Warning signs of abuse
The foundation of abusive relationships is control. It may start with verbal abuse. An abuser may begin to track your every move or accuse you of being unfaithful. They may restrict your access to friends and family and control money. They may become physically violent.
The National Domestic Violence Hotline lists some common signs of abusive behavior in a partner:
- Telling you that you never do anything right
- Showing jealousy of your friends and time spent away
- Keeping you/discouraging you from spending time with others
- Insulting, demeaning or shaming you with put-downs
- Controlling household finances, taking/refusing to give you money
- Insulting your parenting or threatening to harm or take away your children or pets
- Intimidating you through threatening looks or actions
- Intimidating you with guns, knives or other weapons
- Pressuring you to have sex when you don’t want to or aren’t comfortable
- Pressuring you to use drugs or alcohol
- Destroying your property or belongings
- Preventing you from making your own decisions
How to help yourself or a friend/family member
For many people who experience abuse at the hands of a partner, leaving isn’t easy.

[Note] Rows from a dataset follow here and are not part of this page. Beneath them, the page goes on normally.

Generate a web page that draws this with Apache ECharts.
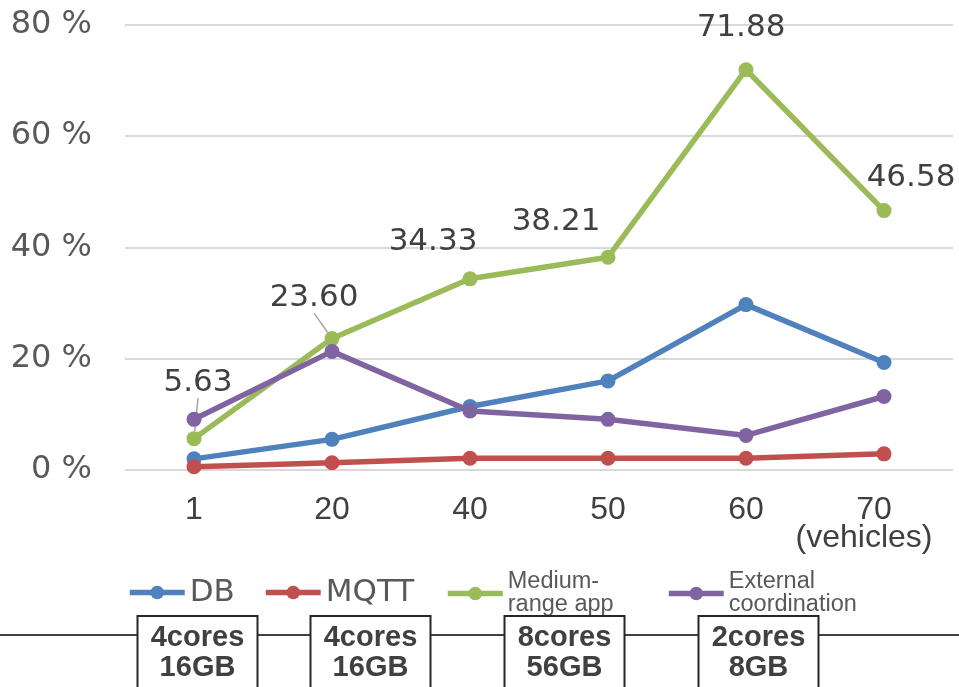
<!DOCTYPE html>
<html>
<head>
<meta charset="utf-8">
<script src="https://cdn.jsdelivr.net/npm/echarts@6/dist/echarts.min.js"></script>
<style>
html,body{margin:0;padding:0;background:#fff;}
#chart{width:959px;height:687px;}
</style>
</head>
<body>
<div id="chart"></div>
<script>
// ---- data ----
const categories = ['1', '20', '40', '50', '60', '70'];
const axisUnit = '(vehicles)';
const seriesNames = ['DB', 'MQTT', 'Medium-\nrange app', 'External\ncoordination'];
const dbValues = [2.0, 5.5, 11.4, 16.0, 29.7, 19.3];
const mqttValues = [0.6, 1.3, 2.1, 2.1, 2.1, 2.9];
const mediumValues = [5.63, 23.60, 34.33, 38.21, 71.88, 46.58];
const externalValues = [9.1, 21.3, 10.6, 9.1, 6.2, 13.2];
const yMin = 0, yMax = 80, yStep = 20;
const serverSpecs = ['4cores\n16GB', '4cores\n16GB', '8cores\n56GB', '2cores\n8GB'];

// ---- styles / layout ----
const colors = ['#4F81BD', '#C0504D', '#9BBB59', '#8064A2'];
const labelShift = [[4, -56], [-18, -41], [-37, -37], [-52, -35], [-5, -42], [27, -33]];
const labelLeader = [true, true, false, false, false, false];
const legendLeft = [127, 263, 445, 666];
const boxCenters = [197.5, 370.5, 564.5, 758.5];

const chart = echarts.init(document.getElementById('chart'), null, {renderer: 'canvas'});

function mkSeries(name, values, color, withLabels) {
  const s = {
    name: name,
    type: 'line',
    data: values.map((v, i) => {
      const d = {value: v};
      if (withLabels && labelLeader[i]) {
        d.labelLine = {show: true, lineStyle: {color: '#a6a6a6', width: 1.5}};
      }
      return d;
    }),
    symbol: 'circle',
    symbolSize: 15,
    lineStyle: {width: 5.5, color: color},
    itemStyle: {color: color},
    emphasis: {disabled: true},
    animation: false,
    z: 2
  };
  if (withLabels) {
    s.label = {
      show: true,
      position: 'inside',
      formatter: p => p.value.toFixed(2),
      fontFamily: 'DejaVu Sans',
      fontSize: 31,
      color: '#404040'
    };
    s.labelLayout = p => ({dx: labelShift[p.dataIndex][0], dy: labelShift[p.dataIndex][1]});
    s.labelLine = {show: false};
  }
  return s;
}

const legends = seriesNames.map((n, i) => {
  const big = i < 2;
  return {
    data: [n],
    left: legendLeft[i],
    top: big ? 577 : 570,
    orient: 'horizontal',
    padding: 0,
    itemWidth: 55,
    itemHeight: 17,
    itemGap: 5,
    lineStyle: {width: 5.5},
    textStyle: big
      ? {fontFamily: 'DejaVu Sans', fontSize: 31, color: '#595959'}
      : {fontFamily: 'Liberation Sans', fontSize: 23.5, lineHeight: 23, color: '#595959'}
  };
});

const graphics = [
  {type: 'line', shape: {x1: 0, y1: 635, x2: 959, y2: 635}, style: {stroke: '#404040', lineWidth: 2}, z: 10}
];
serverSpecs.forEach((t, i) => {
  graphics.push({
    type: 'rect',
    shape: {x: boxCenters[i] - 60, y: 616, width: 120, height: 90},
    style: {fill: '#fff', stroke: '#262626', lineWidth: 2},
    z: 11
  });
  graphics.push({
    type: 'text',
    x: boxCenters[i],
    y: 653,
    style: {
      text: t, fontFamily: 'Liberation Sans', fontWeight: 'bold', fontSize: 29, lineHeight: 30,
      fill: '#404040', align: 'center', verticalAlign: 'middle'
    },
    z: 12
  });
});

chart.setOption({
  backgroundColor: '#fff',
  animation: false,
  color: colors,
  grid: {left: 125, right: 6, top: 24.5, bottom: 217, containLabel: false, outerBoundsMode: 'none'},
  xAxis: {
    type: 'category',
    data: categories,
    boundaryGap: true,
    axisLine: {show: false},
    axisTick: {show: false},
    axisLabel: {
      interval: 0,
      margin: 26,
      fontFamily: 'Liberation Sans',
      fontSize: 32,
      lineHeight: 28,
      color: '#404040',
      formatter: (v, idx) => idx === categories.length - 1
        ? '{n|' + v + '}\n{u|' + axisUnit + '}'
        : v,
      rich: {
        n: {fontFamily: 'Liberation Sans', fontSize: 32, lineHeight: 28, color: '#404040', padding: [0, 20, 0, 0]},
        u: {fontFamily: 'Liberation Sans', fontSize: 32, lineHeight: 28, color: '#404040', padding: [0, 40, 0, 0]}
      }
    },
    splitLine: {show: false}
  },
  yAxis: {
    type: 'value',
    min: yMin, max: yMax, interval: yStep,
    axisLine: {show: false},
    axisTick: {show: false},
    axisLabel: {
      margin: 33,
      fontFamily: 'DejaVu Sans',
      fontSize: 32,
      color: '#595959',
      formatter: '{value} %'
    },
    splitLine: {lineStyle: {color: '#d9d9d9', width: 2}}
  },
  legend: legends,
  series: [
    mkSeries(seriesNames[0], dbValues, colors[0], false),
    mkSeries(seriesNames[1], mqttValues, colors[1], false),
    mkSeries(seriesNames[2], mediumValues, colors[2], true),
    mkSeries(seriesNames[3], externalValues, colors[3], false)
  ],
  graphic: graphics
});
</script>
</body>
</html>
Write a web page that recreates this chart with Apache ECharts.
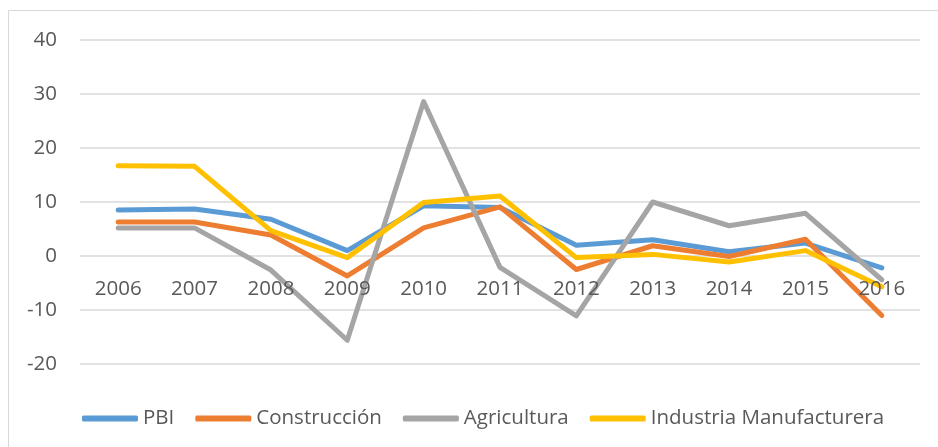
<!DOCTYPE html>
<html>
<head>
<meta charset="utf-8">
<script src="https://cdn.jsdelivr.net/npm/echarts@6/dist/echarts.min.js"></script>
<style>
  html, body { margin: 0; padding: 0; background: #fff; }
  #main { width: 938px; height: 447px; }
</style>
</head>
<body>
<div id="main"></div>
<script>
    // años y series
    var years = ['2006', '2007', '2008', '2009', '2010', '2011', '2012', '2013', '2014', '2015', '2016'];
    var pbi = [8.5, 8.7, 6.8, 1.0, 9.3, 9.0, 2.0, 3.0, 0.8, 2.4, -2.2];
    var construccion = [6.3, 6.3, 3.9, -3.7, 5.2, 9.1, -2.5, 1.9, -0.1, 3.1, -11.0];
    var agricultura = [5.2, 5.2, -2.6, -15.6, 28.6, -2.1, -11.1, 10.0, 5.6, 7.9, -4.4];
    var industria = [16.7, 16.6, 4.7, -0.3, 9.9, 11.1, -0.3, 0.3, -1.1, 1.0, -5.7];
    var seriesNames = ['PBI', 'Construcción', 'Agricultura', 'Industria Manufacturera'];
    var colors = ['#5B9BD5', '#ED7D31', '#A5A5A5', '#FFC000'];

    var font = 'Open Sans';
    var myChart = echarts.init(document.getElementById('main'));

    function linea(name, data, color) {
        return {
            name: name,
            type: 'line',
            data: data,
            symbol: 'none',
            smooth: false,
            lineStyle: { width: 5, color: color, cap: 'round', join: 'round' },
            itemStyle: { color: color }
        };
    }

    myChart.setOption({
        animation: false,
        color: colors,
        graphic: [{
            type: 'rect',
            shape: { x: 8.5, y: 10.5, width: 940, height: 450 },
            style: { fill: 'none', stroke: '#d9d9d9', lineWidth: 1 },
            silent: true
        }],
        grid: { left: 80, right: 18, top: 40, bottom: 83 },
        legend: {
            left: 77,
            top: 403,
            icon: 'roundRect',
            itemWidth: 56,
            itemHeight: 6,
            itemGap: 21,
            textStyle: { fontFamily: font, fontSize: 20.5, color: '#595959' },
            data: seriesNames
        },
        xAxis: {
            type: 'category',
            data: years,
            boundaryGap: true,
            z: 5,
            // etiquetas sobre la línea del cero (como en Excel): 364 - 256 = 108 px
            offset: -108,
            axisLine: { show: false, onZero: false },
            axisTick: { show: false },
            axisLabel: { fontFamily: font, fontSize: 20.5, color: '#595959', margin: 23 }
        },
        yAxis: {
            type: 'value',
            min: -20,
            max: 40,
            interval: 10,
            axisLine: { show: false },
            axisTick: { show: false },
            axisLabel: { fontFamily: font, fontSize: 20.5, color: '#595959', margin: 23 },
            splitLine: { lineStyle: { color: '#d9d9d9', width: 1.5 } }
        },
        series: [
            linea(seriesNames[0], pbi, colors[0]),
            linea(seriesNames[1], construccion, colors[1]),
            linea(seriesNames[2], agricultura, colors[2]),
            linea(seriesNames[3], industria, colors[3])
        ]
    });
</script>
</body>
</html>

On average, it takes an average of seven times for a victim to leave before leaving permanently, due to barriers and fears.
There are many reasons why a victim might stay in an abusive relationship, from a fear of heightened violence to a belief that they, the victim, are to blame. It can be incredibly difficult to leave, so how do you take that first step?
If you notice any signs of abuse in your own relationship or if you think a loved one may be in trouble, it helps to be prepared in case you or your loved one need to leave quickly. One way is to prepare ahead with a “go bag” and a safety plan.